Rhys Dipshan: As Teams Foothold Grows, Legal Gets a Handle on Collaboration Data

Extract from Rhys Dipshan’s article “As Teams Foothold Grows, Legal Gets a Handle on Collaboration Data”

These days, platforms such as Microsoft Teams and Slack are giving attorneys fewer headaches. Despite lawyers’ concerns over the volume of data collaboration tools create, these platforms’ growing data management capabilities are fostering more mature e-discovery processes across the legal market, according to the 2022 Collaboration Data Benchmarking Report from Hanzo and The Association of Certified Ediscovery Specialists.

The report is based on a survey of 62 legal professionals, 74% of whom came from either firms or corporate legal teams, with the remaining coming from legal service providers, consultancies, and educational or professional organizations.

In large part, the survey found that many legal professionals have settled on a collaboration platform. Most respondents, 79%, cited Microsoft Teams as their primary collaboration platform, up significantly from the 55% who said the same last year. Meanwhile, 8% cited Slack, the same number as the year before, while 13% pointed to a combination of platforms, compared with 32% who said the same in 2021.

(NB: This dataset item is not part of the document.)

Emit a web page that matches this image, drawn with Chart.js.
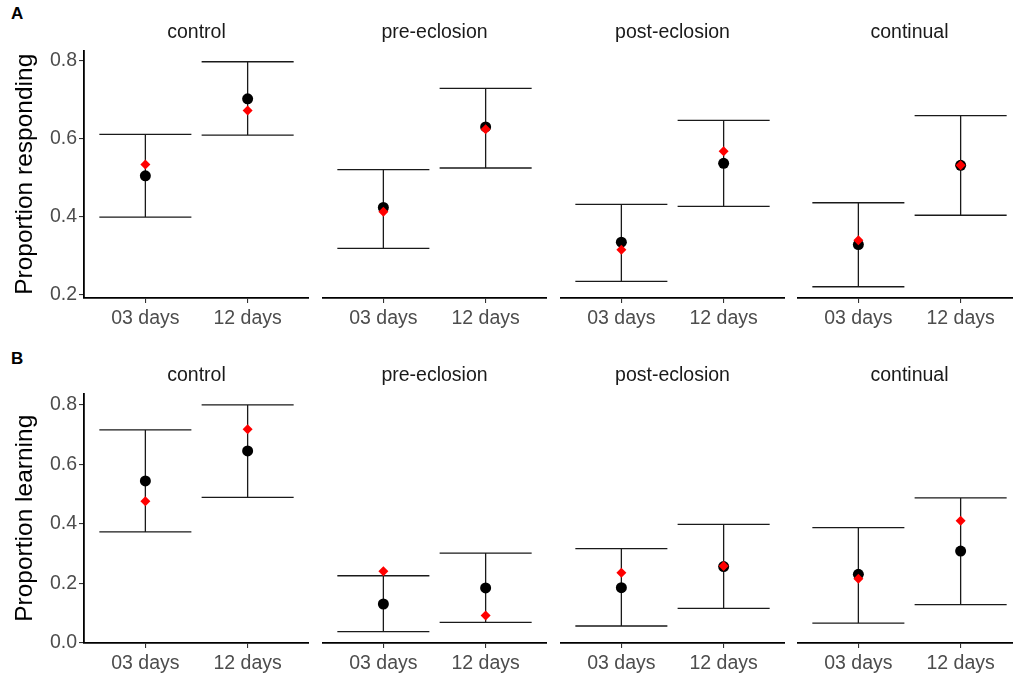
<!DOCTYPE html>
<html>
<head>
<script src="https://cdn.jsdelivr.net/npm/chart.js@4.4.1/dist/chart.umd.min.js"></script>
<style>
  html, body { margin: 0; padding: 0; background: #fff; overflow: hidden; }
  body { width: 1013px; height: 676px; position: relative; }
  canvas { position: absolute; }
  .tag { position: absolute; left: 11px; font: bold 17px "Liberation Sans", Arial, sans-serif; color: #000; }
</style>
</head>
<body>
<div class="tag" style="top:4px">A</div>
<div class="tag" style="top:349px">B</div>
<script>
// DATA
const groups = ["control", "pre-eclosion", "post-eclosion", "continual"];
const days = ["03 days", "12 days"];

// proportion responding: model estimate (black), observed (red), interval
const respMean = [[0.505, 0.702], [0.424, 0.630], [0.335, 0.537], [0.329, 0.532]];
const respObs  = [[0.534, 0.672], [0.413, 0.624], [0.316, 0.568], [0.340, 0.532]];
const respLo   = [[0.399, 0.609], [0.319, 0.525], [0.235, 0.427], [0.221, 0.404]];
const respHi   = [[0.611, 0.797], [0.521, 0.729], [0.432, 0.647], [0.436, 0.659]];

// proportion learning
const learnMean = [[0.544, 0.645], [0.130, 0.184], [0.185, 0.256], [0.230, 0.308]];
const learnObs  = [[0.476, 0.718], [0.240, 0.091], [0.235, 0.258], [0.215, 0.410]];
const learnLo   = [[0.373, 0.489], [0.037, 0.068], [0.056, 0.115], [0.066, 0.128]];
const learnHi   = [[0.716, 0.800], [0.225, 0.301], [0.316, 0.398], [0.387, 0.487]];

const respTicks = [0.2, 0.4, 0.6, 0.8];
const learnTicks = [0.0, 0.2, 0.4, 0.6, 0.8];

// LAYOUT
const FONT = '"Liberation Sans", Arial, sans-serif';
const panelW = 225, panelStep = 237.8, firstLeft = 84;
const rows = [
  { name: "Proportion responding", mean: respMean, obs: respObs, lo: respLo, hi: respHi,
    ticks: respTicks, top: 0, titleTop: 22.5, titleBottom: 8.5, xAxisH: 42 },
  { name: "Proportion learning", mean: learnMean, obs: learnObs, lo: learnLo, hi: learnHi,
    ticks: learnTicks, top: 340, titleTop: 25.5, titleBottom: 8.5, xAxisH: 37 }
];

// ggplot-like 5% expansion of the interval range
function yLimits(row) {
  const lo = Math.min(...row.lo.flat()), hi = Math.max(...row.hi.flat());
  const pad = (hi - lo) * 0.05;
  return [lo - pad, hi + pad];
}

const errorBars = {
  id: "errorBars",
  beforeDatasetsDraw(chart, args, opts) {
    const { ctx, scales: { x, y } } = chart;
    ctx.save();
    ctx.strokeStyle = "#1a1a1a";
    ctx.lineWidth = 1.3;
    opts.lo.forEach((lo, i) => {
      const hi = opts.hi[i];
      const px = x.getPixelForValue(i);
      const l = x.getPixelForValue(i - 0.45), r = x.getPixelForValue(i + 0.45);
      const yl = y.getPixelForValue(lo), yh = y.getPixelForValue(hi);
      ctx.beginPath();
      ctx.moveTo(l, yh); ctx.lineTo(r, yh);
      ctx.moveTo(l, yl); ctx.lineTo(r, yl);
      ctx.moveTo(px, yh); ctx.lineTo(px, yl);
      ctx.stroke();
    });
    ctx.restore();
  }
};

rows.forEach((row) => {
  const [ymin, ymax] = yLimits(row);
  groups.forEach((g, gi) => {
    const first = gi === 0;
    const left = firstLeft + gi * panelStep;
    const cv = document.createElement("canvas");
    const w = first ? left + panelW : panelW;
    cv.width = w; cv.height = 340;
    cv.style.left = (first ? 0 : left) + "px";
    cv.style.top = row.top + "px";
    cv.style.width = w + "px"; cv.style.height = "340px";
    document.body.appendChild(cv);

    new Chart(cv.getContext("2d"), {
      type: "scatter",
      data: {
        // first dataset is drawn on top: red observed points over the black estimates
        datasets: [
          {
            data: row.obs[gi].map((v, i) => ({ x: i, y: v })),
            pointStyle: "rectRot", pointRadius: 5,
            backgroundColor: "#ff0000", borderColor: "#ff0000", borderWidth: 0
          },
          {
            data: row.mean[gi].map((v, i) => ({ x: i, y: v })),
            pointStyle: "circle", pointRadius: 5.5,
            backgroundColor: "#000", borderColor: "#000", borderWidth: 0
          }
        ]
      },
      options: {
        responsive: false,
        animation: false,
        devicePixelRatio: 1,
        events: [],
        layout: { padding: 0, autoPadding: false },
        plugins: {
          legend: { display: false },
          tooltip: { enabled: false },
          title: {
            display: true, text: g, fullSize: false,
            color: "#1a1a1a",
            font: { family: FONT, size: 19.5, weight: "normal", lineHeight: 1 },
            padding: { top: row.titleTop, bottom: row.titleBottom }
          },
          errorBars: { lo: row.lo[gi], hi: row.hi[gi] }
        },
        scales: {
          x: {
            type: "linear", min: -0.6, max: 1.6,
            afterBuildTicks: (s) => { s.ticks = days.map((d, i) => ({ value: i })); },
            afterFit: (s) => { s.height = row.xAxisH; },
            ticks: {
              callback: (v) => days[v],
              color: "#4d4d4d", padding: 4,
              font: { family: FONT, size: 19.5 },
              maxRotation: 0
            },
            grid: { drawOnChartArea: false, drawTicks: true, tickLength: 5, color: "#333", lineWidth: 1.1 },
            border: { display: true, color: "#000", width: 1.8 }
          },
          y: {
            display: first,
            min: ymin, max: ymax,
            afterBuildTicks: (s) => { s.ticks = row.ticks.map((v) => ({ value: v })); },
            afterFit: (s) => { s.width = first ? firstLeft : 0; },
            ticks: {
              callback: (v) => v.toFixed(1),
              color: "#4d4d4d", padding: 2,
              font: { family: FONT, size: 19.5 }
            },
            grid: { drawOnChartArea: false, drawTicks: true, tickLength: 5, color: "#333", lineWidth: 1.1 },
            border: { display: true, color: "#000", width: 1.8 },
            title: {
              display: true, text: row.name, color: "#000",
              font: { family: FONT, size: 24.5, lineHeight: 1 },
              padding: { top: 13, bottom: 0 }
            }
          }
        }
      },
      plugins: [errorBars]
    });
  });
});
</script>
</body>
</html>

In an “E-discovery Day” webinar discussing the survey results, Ryan Zilm, enterprise records manager at Motiva Enterprises, noted that “a lot of us have shifted to Teams because it’s easy, it’s there—it’s included in a lot of these E5 licenses … and there’s compliance.”

He explained, “Microsoft has done a really great job in the last couple of years of including this into [their] compliance center so you can very easily, very quickly apply retention” to the data created by Teams.